%%

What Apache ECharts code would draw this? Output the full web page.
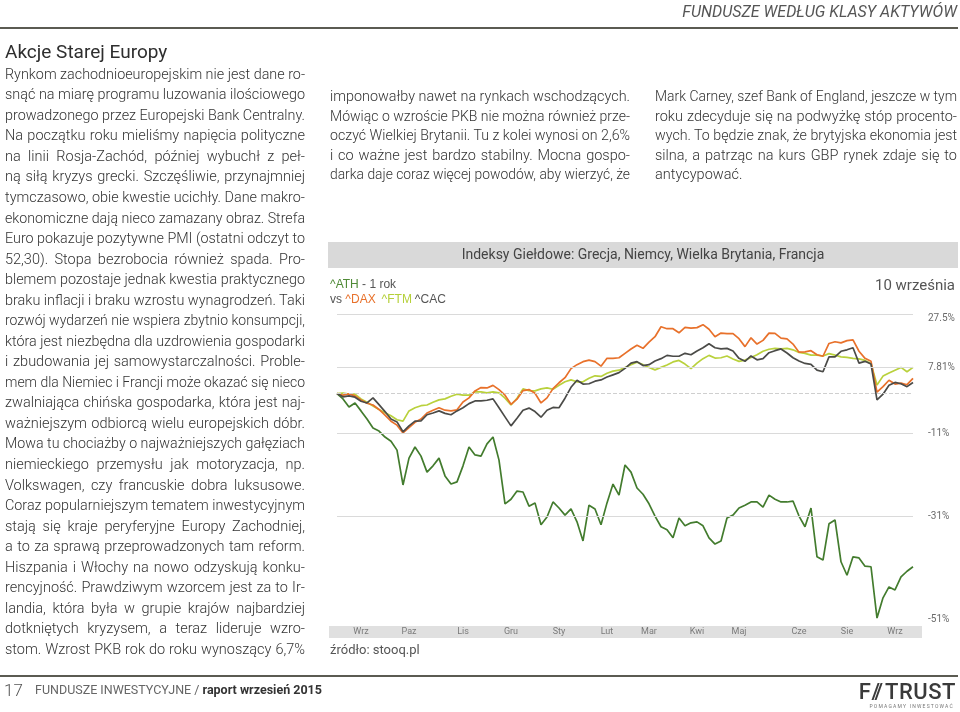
<!DOCTYPE html>
<html><head><meta charset="utf-8">
<script src="https://cdn.jsdelivr.net/npm/echarts@6/dist/echarts.min.js"></script>
<style>
html,body{margin:0;padding:0;background:#fff;}
#page{position:relative;width:960px;height:712px;overflow:hidden;font-family:Roboto,"Noto Sans",sans-serif;color:#3d3d3d;}
#chart{position:absolute;left:0;top:0;width:960px;height:712px;}
.ln{position:absolute;white-space:nowrap;display:inline-block;text-align:justify;text-align-last:justify;transform-origin:0 50%;font-size:14.5px;font-weight:300;color:#333;}
.abs{position:absolute;white-space:nowrap;}
</style></head>
<body><div id="page"><div id="chart"></div></div>
<script>
// ---------------- data ----------------
const monthNames = ['Wrz','Paz','Lis','Gru','Sty','Lut','Mar','Kwi','Maj','Cze','Sie','Wrz'];
const monthAt    = [4, 12, 21, 29, 37, 45, 52, 60, 67, 77, 85, 93];
const yTickLabels = ['27.5%','7.81%','-11%','-31%','-51%'];
const yTickValues = [27.5, 7.81, -11, -31, -51];

const ath = [0, -1.6, -4.0, -2.8, -5.1, -7.4, -9.9, -10.7, -12.3, -13.4,
 -15.7, -24.1, -17.7, -14.9, -17.2, -21.1, -19.6, -17.7, -22.0, -23.9,
 -23.4, -19.6, -14.9, -16.9, -17.2, -14.1, -12.3, -18.2, -28.3, -27.3,
 -25.5, -25.7, -28.8, -28.1, -32.7, -31.1, -27.9, -29.2, -30.7, -29.4,
 -32.1, -35.9, -28.6, -29.4, -32.7, -28.1, -23.9, -26.4, -19.4, -21.1,
 -24.8, -26.2, -28.3, -30.9, -33.1, -33.7, -35.3, -31.3, -32.9, -32.3,
 -32.1, -32.9, -35.3, -36.5, -35.9, -31.3, -30.7, -29.2, -28.6, -27.9,
 -27.9, -29.0, -26.4, -27.3, -27.9, -27.9, -27.7, -30.9, -33.1, -29.2,
 -38.9, -39.5, -32.5, -31.7, -39.8, -42.2, -38.9, -39.1, -40.6, -40.7,
 -49.2, -46.0, -44.2, -44.7, -42.5, -41.5, -40.7];
const dax = [0, -0.5, -0.1, -0.7, -1.9, -2.9, -3.4, -4.7, -6.3, -8.0,
 -9.1, -11.2, -9.8, -8.3, -7.4, -5.7, -4.9, -4.2, -4.9, -5.1,
 -4.8, -2.5, -1.3, 0.8, 1.8, 1.7, 2.5, 1.2, -0.5, -3.2,
 -1.7, 0.9, 1.2, 0.1, -2.8, -1.3, 1.5, 3.3, 4.9, 7.8,
 9.1, 10.1, 10.6, 10.1, 8.6, 11.2, 11.2, 11.4, 12.9, 14.4,
 15.7, 14.6, 16.8, 18.7, 22.3, 21.6, 21.6, 20.1, 22.1, 21.8,
 22.0, 23.1, 21.4, 18.7, 20.0, 19.8, 19.8, 18.0, 15.2, 18.3,
 16.1, 17.4, 20.0, 19.9, 18.2, 17.9, 16.1, 13.3, 13.4, 13.8,
 12.4, 11.9, 16.3, 16.9, 16.5, 17.3, 17.6, 13.6, 11.2, 10.2,
 0.4, 2.1, 4.1, 2.9, 3.2, 2.7, 4.7];
const ftm = [0, 0.1, -0.2, -0.2, -1.6, -2.6, -3.7, -4.7, -5.6, -6.5,
 -7.6, -8.0, -5.1, -4.2, -3.6, -3.4, -2.6, -1.9, -1.6, -0.8,
 -0.2, -0.5, -0.5, 0.5, 0.5, 0.2, 0.5, 0.2, -1.4, -3.4,
 -1.4, 1.4, 0.9, 0.8, 1.4, 1.7, 1.3, 2.5, 3.6, 4.2,
 3.6, 3.6, 4.7, 5.5, 5.3, 6.3, 7.0, 7.3, 8.2, 9.1,
 9.9, 9.1, 8.2, 7.4, 8.2, 9.0, 10.0, 10.5, 9.3, 7.8,
 9.6, 11.1, 12.2, 11.3, 11.4, 12.0, 11.0, 10.2, 10.6, 11.5,
 12.4, 13.6, 14.3, 14.6, 14.4, 14.6, 14.1, 13.2, 12.9, 12.3,
 12.3, 12.0, 12.8, 12.3, 11.7, 11.5, 11.2, 11.0, 10.5, 9.5,
 2.6, 5.4, 6.4, 7.3, 8.2, 6.8, 8.2];
const cac = [0, -1.0, -0.7, -1.1, -2.3, -2.8, -1.3, -3.3, -5.3, -7.4,
 -8.2, -10.9, -9.3, -8.0, -7.9, -6.2, -5.7, -5.1, -5.8, -6.2,
 -5.1, -4.2, -3.0, -2.2, -2.2, -2.0, -1.6, -4.2, -6.8, -9.3,
 -7.2, -4.9, -4.3, -5.3, -6.9, -4.9, -4.1, -4.2, -1.4, 1.9,
 4.1, 2.9, 3.0, 3.8, 4.2, 5.1, 5.8, 6.5, 7.9, 9.6,
 10.1, 8.8, 9.1, 10.3, 11.1, 12.2, 11.9, 11.9, 12.9, 12.4,
 13.7, 14.8, 16.2, 14.8, 14.4, 14.6, 13.7, 11.2, 10.2, 12.0,
 10.7, 11.1, 13.1, 13.8, 14.4, 13.0, 11.4, 10.3, 9.5, 9.2,
 7.3, 6.8, 11.7, 11.7, 13.6, 14.1, 14.8, 9.6, 10.2, 9.3,
 -1.9, -0.2, 2.5, 3.4, 3.0, 2.1, 3.4];

// ---------------- text ----------------
const colLeft = [
"Rynkom zachodnioeuropejskim nie jest dane ro-",
"snąć na miarę programu luzowania ilościowego",
"prowadzonego przez Europejski Bank Centralny.",
"Na początku roku mieliśmy napięcia polityczne",
"na linii Rosja-Zachód, później wybuchł z peł-",
"ną siłą kryzys grecki. Szczęśliwie, przynajmniej",
"tymczasowo, obie kwestie ucichły. Dane makro-",
"ekonomiczne dają nieco zamazany obraz. Strefa",
"Euro pokazuje pozytywne PMI (ostatni odczyt to",
"52,30). Stopa bezrobocia również spada. Pro-",
"blemem pozostaje jednak kwestia praktycznego",
"braku inflacji i braku wzrostu wynagrodzeń. Taki",
"rozwój wydarzeń nie wspiera zbytnio konsumpcji,",
"która jest niezbędna dla uzdrowienia gospodarki",
"i zbudowania jej samowystarczalności. Proble-",
"mem dla Niemiec i Francji może okazać się nieco",
"zwalniająca chińska gospodarka, która jest naj-",
"ważniejszym odbiorcą wielu europejskich dóbr.",
"Mowa tu chociażby o najważniejszych gałęziach",
"niemieckiego przemysłu jak motoryzacja, np.",
"Volkswagen, czy francuskie dobra luksusowe.",
"Coraz popularniejszym tematem inwestycyjnym",
"stają się kraje peryferyjne Europy Zachodniej,",
"a to za sprawą przeprowadzonych tam reform.",
"Hiszpania i Włochy na nowo odzyskują konku-",
"rencyjność. Prawdziwym wzorcem jest za to Ir-",
"landia, która była w grupie krajów najbardziej",
"dotkniętych kryzysem, a teraz lideruje wzro-",
"stom. Wzrost PKB rok do roku wynoszący 6,7%"];
const colMid = [
"imponowałby nawet na rynkach wschodzących.",
"Mówiąc o wzroście PKB nie można również prze-",
"oczyć Wielkiej Brytanii. Tu z kolei wynosi on 2,6%",
"i co ważne jest bardzo stabilny. Mocna gospo-",
"darka daje coraz więcej powodów, aby wierzyć, że"];
const colRight = [
"Mark Carney, szef Bank of England, jeszcze w tym",
"roku zdecyduje się na podwyżkę stóp procento-",
"wych. To będzie znak, że brytyjska ekonomia jest",
"silna, a patrząc na kurs GBP rynek zdaje się to",
"antycypować."];

const page = document.getElementById('page');
function addAbs(html, css){ const d=document.createElement('div'); d.className='abs'; d.innerHTML=html; Object.assign(d.style, css); page.appendChild(d); return d; }
function layoutCol(lines, x, yc0, lh, width, lastFree){
  lines.forEach((t,i)=>{
    const d=document.createElement('div');
    d.className='ln'; d.textContent=t;
    d.style.left=x+'px'; d.style.top=(yc0+i*lh-lh/2)+'px';
    d.style.lineHeight=lh+'px'; d.style.height=lh+'px';
    page.appendChild(d);
    const w=d.getBoundingClientRect().width;
    const free = lastFree && i===lines.length-1;
    if(w>width){ d.style.width=w+'px'; d.style.textAlignLast='left'; d.style.transform='scaleX('+(width/w)+')'; }
    else if(!free){ d.style.width=width+'px'; }
    else { d.style.textAlignLast='left'; }
  });
}
layoutCol(colLeft, 5, 75, 20.54, 300, false);
layoutCol(colMid, 330, 97, 19.5, 300, false);
layoutCol(colRight, 655, 97, 19.5, 302, true);

addAbs('FUNDUSZE WEDŁUG KLASY AKTYWÓW', {right:'3px', top:'2px', fontSize:'16px', fontStyle:'italic', color:'#555', lineHeight:'20px'});
addAbs('', {left:'0px', top:'27px', width:'958px', height:'2px', background:'#5b5b52'});
addAbs('Akcje Starej Europy', {left:'5px', top:'41px', fontSize:'19px', fontWeight:'400', color:'#2e2e2e', lineHeight:'22px'});
addAbs('', {left:'0px', top:'675px', width:'958px', height:'2px', background:'#5b5b52'});
addAbs('17', {left:'4px', top:'680px', fontSize:'17px', fontWeight:'300', color:'#555', lineHeight:'20px'});
addAbs('FUNDUSZE INWESTYCYJNE / <b style="color:#333">raport wrzesień 2015</b>', {left:'35px', top:'682px', fontSize:'12.5px', color:'#666', lineHeight:'16px'});
addAbs('F<span style="letter-spacing:-3px">//</span>&thinsp;TRUST', {right:'4px', top:'680px', fontSize:'22px', fontWeight:'500', color:'#3a3a3a', lineHeight:'24px', letterSpacing:'0.5px'});
addAbs('POMAGAMY INWESTOWAĆ', {right:'6px', top:'703px', fontSize:'5px', color:'#777', lineHeight:'6px', letterSpacing:'1.2px'});

// ---------------- chart ----------------
const N = ath.length;
const categories = Array.from({length:N}, (_,i)=>'');
monthAt.forEach((idx,k)=>{ categories[idx]=monthNames[k]; });
const toLog = p => Math.log(1 + p/100);

const gridLines = yTickValues.map((v,k)=>{
  const item = {yAxis: toLog(v), name: yTickLabels[k]};
  if (k===0) item.label = {formatter: '{dn|{b}}'};
  if (k===yTickValues.length-1) { item.lineStyle = {color:'rgba(255,255,255,0)', width:0.1}; item.label = {formatter: '{up|{b}}'}; }
  return item;
});
gridLines.push({yAxis: 0, lineStyle:{type:'dashed', color:'#cfcfcf'}, label:{show:false}});

const chart = echarts.init(document.getElementById('chart'), null, {renderer:'canvas'});
const lineSeries = (name, data, color, extra) => Object.assign({
  name, type:'line', data: data.map(toLog), showSymbol:false, symbol:'none',
  lineStyle:{color, width:1.7}, itemStyle:{color}, animation:false, z:3
}, extra||{});

chart.setOption({
  animation:false,
  grid:{left:337, right:47, top:313, bottom:82},
  xAxis:{type:'category', data:categories, boundaryGap:false,
    axisLine:{show:false}, axisTick:{show:false}, splitLine:{show:false},
    axisLabel:{interval:0, color:'#7a7a7a', fontSize:9, margin:-3, fontFamily:'Roboto'}},
  yAxis:{type:'value', min:toLog(-51), max:toLog(27.5), show:false},
  series:[
    lineSeries('^ATH', ath, '#437c2e', {markLine:{silent:true, symbol:'none', animation:false,
      lineStyle:{color:'#dadada', type:'solid', width:1},
      label:{show:true, position:'end', distance:15, formatter:'{b}', color:'#6a6a6a', fontSize:10, fontFamily:'Roboto',
        rich:{up:{padding:[0,0,18,0], color:'#6a6a6a', fontSize:10}, dn:{padding:[10,0,0,0], color:'#6a6a6a', fontSize:10}}},
      data: gridLines}}),
    lineSeries('^FTM', ftm, '#b9d13c'),
    lineSeries('^DAX', dax, '#e8712b'),
    lineSeries('^CAC', cac, '#4b4b48')
  ],
  graphic:[
    {type:'rect', z:-10, shape:{x:328, y:242, width:630, height:26}, style:{fill:'#d9d9d9'}},
    {type:'text', z:-5, style:{text:'Indeksy Giełdowe: Grecja, Niemcy, Wielka Brytania, Francja', x:643, y:255, align:'center', verticalAlign:'middle', fontSize:14, fontFamily:'Roboto', fill:'#444'}},
    {type:'text', style:{x:330, y:277, text:'{g|^ATH}{k| - 1 rok}\n{k|vs }{o|^DAX}  {y|^FTM} {k|^CAC}', fontSize:12, fontFamily:'Roboto', lineHeight:15,
      rich:{g:{fill:'#4f8a36', fontSize:12, lineHeight:15}, k:{fill:'#555', fontSize:12, lineHeight:15}, o:{fill:'#e8712b', fontSize:12, lineHeight:15}, y:{fill:'#b5d03a', fontSize:12, lineHeight:15}}}},
    {type:'text', style:{text:'10 września', x:955, y:286, align:'right', verticalAlign:'middle', fontSize:15, fontFamily:'Roboto', fill:'#555'}},
    {type:'rect', z:-10, shape:{x:329, y:626, width:593, height:12}, style:{fill:'#e0e0e0'}},
    {type:'text', style:{text:'źródło: stooq.pl', x:330, y:651, verticalAlign:'middle', fontSize:13, fontFamily:'Roboto', fill:'#555'}}
  ]
});
</script></body></html>
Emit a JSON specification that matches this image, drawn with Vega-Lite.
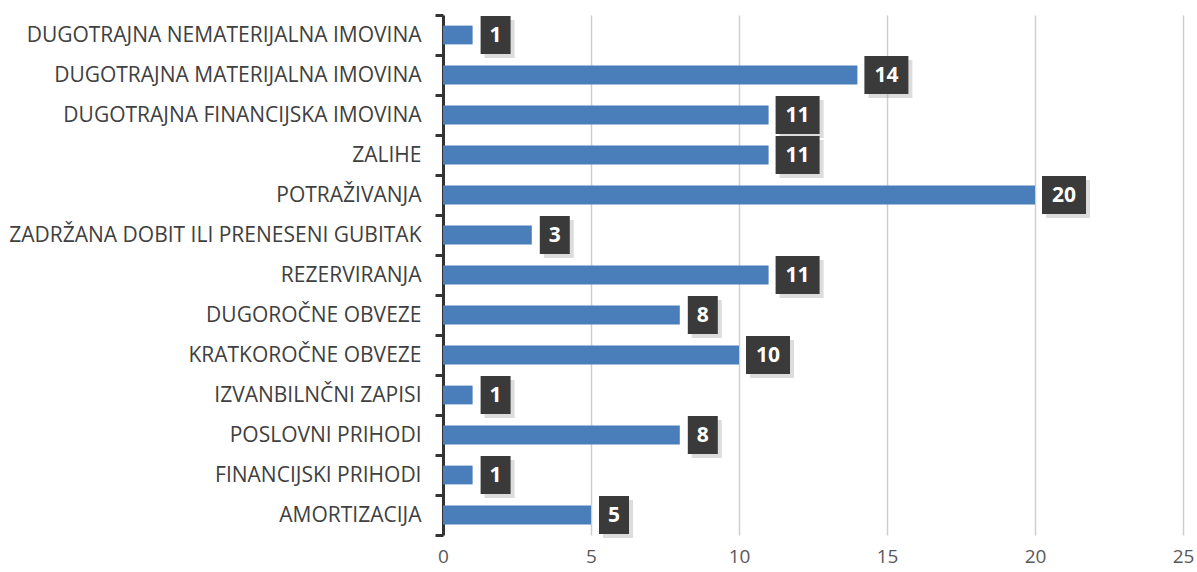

%%

Short problem: Restate, line by line and word for word, everything from the top of the material through the line that contains "const yTickValues = [27.5, 7.81, -11, -31, -51];". Leave pictures out.

Finished exercise:
What Apache ECharts code would draw this? Output the full web page.
<!DOCTYPE html>
<html><head><meta charset="utf-8">
<script src="https://cdn.jsdelivr.net/npm/echarts@6/dist/echarts.min.js"></script>
<style>
html,body{margin:0;padding:0;background:#fff;}
#page{position:relative;width:960px;height:712px;overflow:hidden;font-family:Roboto,"Noto Sans",sans-serif;color:#3d3d3d;}
#chart{position:absolute;left:0;top:0;width:960px;height:712px;}
.ln{position:absolute;white-space:nowrap;display:inline-block;text-align:justify;text-align-last:justify;transform-origin:0 50%;font-size:14.5px;font-weight:300;color:#333;}
.abs{position:absolute;white-space:nowrap;}
</style></head>
<body><div id="page"><div id="chart"></div></div>
<script>
// ---------------- data ----------------
const monthNames = ['Wrz','Paz','Lis','Gru','Sty','Lut','Mar','Kwi','Maj','Cze','Sie','Wrz'];
const monthAt    = [4, 12, 21, 29, 37, 45, 52, 60, 67, 77, 85, 93];
const yTickLabels = ['27.5%','7.81%','-11%','-31%','-51%'];
const yTickValues = [27.5, 7.81, -11, -31, -51];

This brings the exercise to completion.